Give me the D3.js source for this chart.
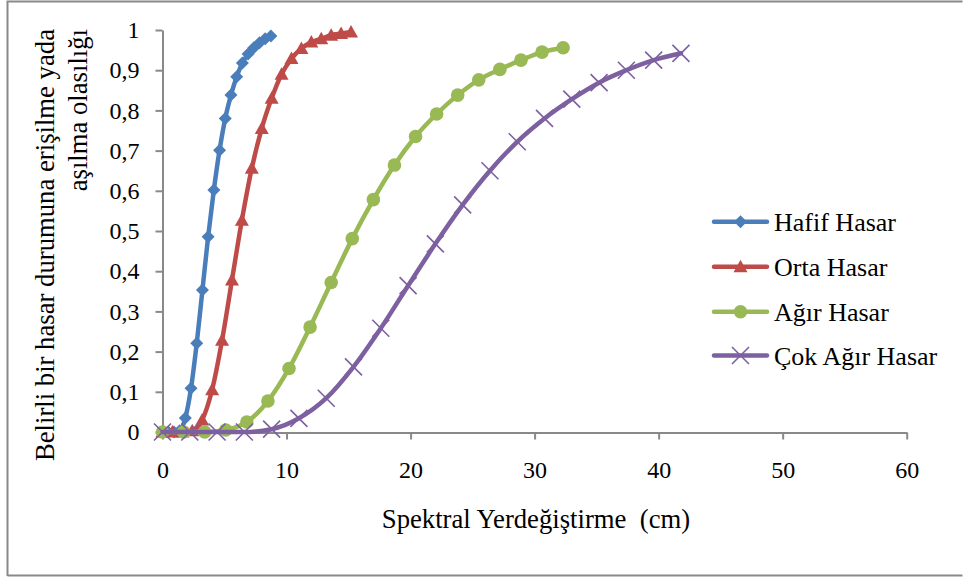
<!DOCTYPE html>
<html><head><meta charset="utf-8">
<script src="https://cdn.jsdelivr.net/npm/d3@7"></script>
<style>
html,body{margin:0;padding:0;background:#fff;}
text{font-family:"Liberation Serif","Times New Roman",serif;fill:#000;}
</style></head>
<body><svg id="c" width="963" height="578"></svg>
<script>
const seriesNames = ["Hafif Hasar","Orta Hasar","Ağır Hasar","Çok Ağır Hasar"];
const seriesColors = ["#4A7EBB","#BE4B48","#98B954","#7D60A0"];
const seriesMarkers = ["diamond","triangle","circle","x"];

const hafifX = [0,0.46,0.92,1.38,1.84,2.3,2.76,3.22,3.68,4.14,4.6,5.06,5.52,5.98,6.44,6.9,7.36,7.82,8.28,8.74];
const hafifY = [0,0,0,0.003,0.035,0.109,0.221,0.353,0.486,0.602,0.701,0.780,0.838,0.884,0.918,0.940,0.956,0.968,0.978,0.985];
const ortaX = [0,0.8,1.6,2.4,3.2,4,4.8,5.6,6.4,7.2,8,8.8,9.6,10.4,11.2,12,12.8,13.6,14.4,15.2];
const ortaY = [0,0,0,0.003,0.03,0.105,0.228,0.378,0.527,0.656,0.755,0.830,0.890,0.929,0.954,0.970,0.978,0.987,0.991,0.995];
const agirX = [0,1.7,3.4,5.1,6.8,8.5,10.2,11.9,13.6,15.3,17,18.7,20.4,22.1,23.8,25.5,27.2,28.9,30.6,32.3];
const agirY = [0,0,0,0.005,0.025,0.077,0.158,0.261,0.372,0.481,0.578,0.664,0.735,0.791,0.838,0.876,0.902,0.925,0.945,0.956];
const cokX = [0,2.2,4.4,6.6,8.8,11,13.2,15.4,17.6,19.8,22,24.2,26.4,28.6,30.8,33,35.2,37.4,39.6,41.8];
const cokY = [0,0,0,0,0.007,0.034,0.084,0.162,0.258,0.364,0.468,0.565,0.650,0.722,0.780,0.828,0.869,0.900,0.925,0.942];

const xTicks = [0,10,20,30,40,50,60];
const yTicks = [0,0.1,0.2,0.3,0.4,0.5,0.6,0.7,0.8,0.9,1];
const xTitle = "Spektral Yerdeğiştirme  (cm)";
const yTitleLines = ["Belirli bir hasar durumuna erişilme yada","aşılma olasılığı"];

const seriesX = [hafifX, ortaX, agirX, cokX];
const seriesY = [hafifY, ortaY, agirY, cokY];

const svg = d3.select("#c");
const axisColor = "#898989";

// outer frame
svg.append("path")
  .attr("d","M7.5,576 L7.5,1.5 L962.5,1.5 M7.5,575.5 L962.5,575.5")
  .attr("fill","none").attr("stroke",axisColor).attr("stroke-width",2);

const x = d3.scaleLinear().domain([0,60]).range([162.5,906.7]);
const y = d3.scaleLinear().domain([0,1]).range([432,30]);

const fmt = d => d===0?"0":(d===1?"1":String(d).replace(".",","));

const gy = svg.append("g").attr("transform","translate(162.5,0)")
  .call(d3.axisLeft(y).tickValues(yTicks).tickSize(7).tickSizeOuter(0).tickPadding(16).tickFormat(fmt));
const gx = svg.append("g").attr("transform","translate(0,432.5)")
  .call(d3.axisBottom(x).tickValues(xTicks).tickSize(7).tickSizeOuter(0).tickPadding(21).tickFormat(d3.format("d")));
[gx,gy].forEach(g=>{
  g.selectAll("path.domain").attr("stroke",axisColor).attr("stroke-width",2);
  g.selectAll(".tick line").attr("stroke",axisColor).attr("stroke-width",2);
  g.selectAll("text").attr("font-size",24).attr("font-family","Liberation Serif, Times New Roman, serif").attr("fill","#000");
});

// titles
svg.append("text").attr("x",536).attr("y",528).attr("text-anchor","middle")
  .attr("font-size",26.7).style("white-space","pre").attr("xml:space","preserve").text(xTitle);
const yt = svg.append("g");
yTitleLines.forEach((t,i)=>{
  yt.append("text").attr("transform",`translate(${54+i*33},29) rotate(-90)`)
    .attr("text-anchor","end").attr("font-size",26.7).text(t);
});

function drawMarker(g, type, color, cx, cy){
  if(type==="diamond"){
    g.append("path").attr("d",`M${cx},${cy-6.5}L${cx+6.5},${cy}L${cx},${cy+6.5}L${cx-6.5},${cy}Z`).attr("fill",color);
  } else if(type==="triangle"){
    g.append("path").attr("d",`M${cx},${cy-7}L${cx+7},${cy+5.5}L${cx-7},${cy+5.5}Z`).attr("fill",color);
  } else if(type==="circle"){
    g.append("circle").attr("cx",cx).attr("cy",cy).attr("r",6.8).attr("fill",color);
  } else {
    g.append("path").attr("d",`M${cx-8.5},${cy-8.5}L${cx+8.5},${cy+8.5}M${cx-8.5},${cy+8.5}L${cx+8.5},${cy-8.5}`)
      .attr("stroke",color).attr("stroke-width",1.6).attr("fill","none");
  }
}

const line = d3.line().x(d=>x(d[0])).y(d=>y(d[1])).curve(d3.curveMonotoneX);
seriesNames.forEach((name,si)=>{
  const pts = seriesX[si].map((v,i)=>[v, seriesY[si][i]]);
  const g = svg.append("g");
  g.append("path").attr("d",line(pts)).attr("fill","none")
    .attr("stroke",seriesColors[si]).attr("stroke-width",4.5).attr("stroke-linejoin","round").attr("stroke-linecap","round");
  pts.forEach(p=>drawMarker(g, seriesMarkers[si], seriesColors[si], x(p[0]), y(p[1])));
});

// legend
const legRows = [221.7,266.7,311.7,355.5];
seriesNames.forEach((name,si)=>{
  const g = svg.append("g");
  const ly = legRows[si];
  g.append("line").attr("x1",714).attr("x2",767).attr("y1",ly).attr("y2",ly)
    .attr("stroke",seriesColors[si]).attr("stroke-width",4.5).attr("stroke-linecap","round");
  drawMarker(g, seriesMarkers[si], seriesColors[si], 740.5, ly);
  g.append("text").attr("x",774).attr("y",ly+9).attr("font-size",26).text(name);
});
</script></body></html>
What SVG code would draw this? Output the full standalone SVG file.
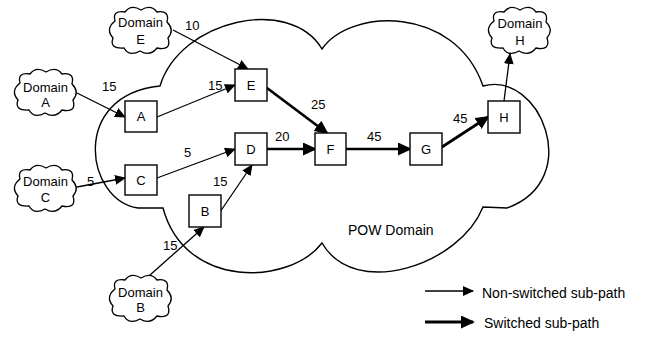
■ ■ ■
■ Your task
Using the material above, set down every line exactly, but skip the pictures.

■ Response
Give me the D3.js source for this chart.
<!DOCTYPE html>
<html><head><meta charset="utf-8">
<script src="https://cdn.jsdelivr.net/npm/d3@7"></script>
<style>
html,body{margin:0;padding:0;background:#fff;}
text{font-family:"Liberation Serif","Times New Roman",serif;fill:#000;}
</style></head>
<body><svg id="c" width="963" height="578"></svg>
<script>
const seriesNames = ["Hafif Hasar","Orta Hasar","Ağır Hasar","Çok Ağır Hasar"];
const seriesColors = ["#4A7EBB","#BE4B48","#98B954","#7D60A0"];
const seriesMarkers = ["diamond","triangle","circle","x"];

const hafifX = [0,0.46,0.92,1.38,1.84,2.3,2.76,3.22,3.68,4.14,4.6,5.06,5.52,5.98,6.44,6.9,7.36,7.82,8.28,8.74];
const hafifY = [0,0,0,0.003,0.035,0.109,0.221,0.353,0.486,0.602,0.701,0.780,0.838,0.884,0.918,0.940,0.956,0.968,0.978,0.985];
const ortaX = [0,0.8,1.6,2.4,3.2,4,4.8,5.6,6.4,7.2,8,8.8,9.6,10.4,11.2,12,12.8,13.6,14.4,15.2];
const ortaY = [0,0,0,0.003,0.03,0.105,0.228,0.378,0.527,0.656,0.755,0.830,0.890,0.929,0.954,0.970,0.978,0.987,0.991,0.995];
const agirX = [0,1.7,3.4,5.1,6.8,8.5,10.2,11.9,13.6,15.3,17,18.7,20.4,22.1,23.8,25.5,27.2,28.9,30.6,32.3];
const agirY = [0,0,0,0.005,0.025,0.077,0.158,0.261,0.372,0.481,0.578,0.664,0.735,0.791,0.838,0.876,0.902,0.925,0.945,0.956];
const cokX = [0,2.2,4.4,6.6,8.8,11,13.2,15.4,17.6,19.8,22,24.2,26.4,28.6,30.8,33,35.2,37.4,39.6,41.8];
const cokY = [0,0,0,0,0.007,0.034,0.084,0.162,0.258,0.364,0.468,0.565,0.650,0.722,0.780,0.828,0.869,0.900,0.925,0.942];

const xTicks = [0,10,20,30,40,50,60];
const yTicks = [0,0.1,0.2,0.3,0.4,0.5,0.6,0.7,0.8,0.9,1];
const xTitle = "Spektral Yerdeğiştirme  (cm)";
const yTitleLines = ["Belirli bir hasar durumuna erişilme yada","aşılma olasılığı"];

const seriesX = [hafifX, ortaX, agirX, cokX];
const seriesY = [hafifY, ortaY, agirY, cokY];

const svg = d3.select("#c");
const axisColor = "#898989";

// outer frame
svg.append("path")
  .attr("d","M7.5,576 L7.5,1.5 L962.5,1.5 M7.5,575.5 L962.5,575.5")
  .attr("fill","none").attr("stroke",axisColor).attr("stroke-width",2);

const x = d3.scaleLinear().domain([0,60]).range([162.5,906.7]);
const y = d3.scaleLinear().domain([0,1]).range([432,30]);

const fmt = d => d===0?"0":(d===1?"1":String(d).replace(".",","));

const gy = svg.append("g").attr("transform","translate(162.5,0)")
  .call(d3.axisLeft(y).tickValues(yTicks).tickSize(7).tickSizeOuter(0).tickPadding(16).tickFormat(fmt));
const gx = svg.append("g").attr("transform","translate(0,432.5)")
  .call(d3.axisBottom(x).tickValues(xTicks).tickSize(7).tickSizeOuter(0).tickPadding(21).tickFormat(d3.format("d")));
[gx,gy].forEach(g=>{
  g.selectAll("path.domain").attr("stroke",axisColor).attr("stroke-width",2);
  g.selectAll(".tick line").attr("stroke",axisColor).attr("stroke-width",2);
  g.selectAll("text").attr("font-size",24).attr("font-family","Liberation Serif, Times New Roman, serif").attr("fill","#000");
});

// titles
svg.append("text").attr("x",536).attr("y",528).attr("text-anchor","middle")
  .attr("font-size",26.7).style("white-space","pre").attr("xml:space","preserve").text(xTitle);
const yt = svg.append("g");
yTitleLines.forEach((t,i)=>{
  yt.append("text").attr("transform",`translate(${54+i*33},29) rotate(-90)`)
    .attr("text-anchor","end").attr("font-size",26.7).text(t);
});

function drawMarker(g, type, color, cx, cy){
  if(type==="diamond"){
    g.append("path").attr("d",`M${cx},${cy-6.5}L${cx+6.5},${cy}L${cx},${cy+6.5}L${cx-6.5},${cy}Z`).attr("fill",color);
  } else if(type==="triangle"){
    g.append("path").attr("d",`M${cx},${cy-7}L${cx+7},${cy+5.5}L${cx-7},${cy+5.5}Z`).attr("fill",color);
  } else if(type==="circle"){
    g.append("circle").attr("cx",cx).attr("cy",cy).attr("r",6.8).attr("fill",color);
  } else {
    g.append("path").attr("d",`M${cx-8.5},${cy-8.5}L${cx+8.5},${cy+8.5}M${cx-8.5},${cy+8.5}L${cx+8.5},${cy-8.5}`)
      .attr("stroke",color).attr("stroke-width",1.6).attr("fill","none");
  }
}

const line = d3.line().x(d=>x(d[0])).y(d=>y(d[1])).curve(d3.curveMonotoneX);
seriesNames.forEach((name,si)=>{
  const pts = seriesX[si].map((v,i)=>[v, seriesY[si][i]]);
  const g = svg.append("g");
  g.append("path").attr("d",line(pts)).attr("fill","none")
    .attr("stroke",seriesColors[si]).attr("stroke-width",4.5).attr("stroke-linejoin","round").attr("stroke-linecap","round");
  pts.forEach(p=>drawMarker(g, seriesMarkers[si], seriesColors[si], x(p[0]), y(p[1])));
});

// legend
const legRows = [221.7,266.7,311.7,355.5];
seriesNames.forEach((name,si)=>{
  const g = svg.append("g");
  const ly = legRows[si];
  g.append("line").attr("x1",714).attr("x2",767).attr("y1",ly).attr("y2",ly)
    .attr("stroke",seriesColors[si]).attr("stroke-width",4.5).attr("stroke-linecap","round");
  drawMarker(g, seriesMarkers[si], seriesColors[si], 740.5, ly);
  g.append("text").attr("x",774).attr("y",ly+9).attr("font-size",26).text(name);
});
</script></body></html>
What SVG code would draw this? Output the full standalone SVG file.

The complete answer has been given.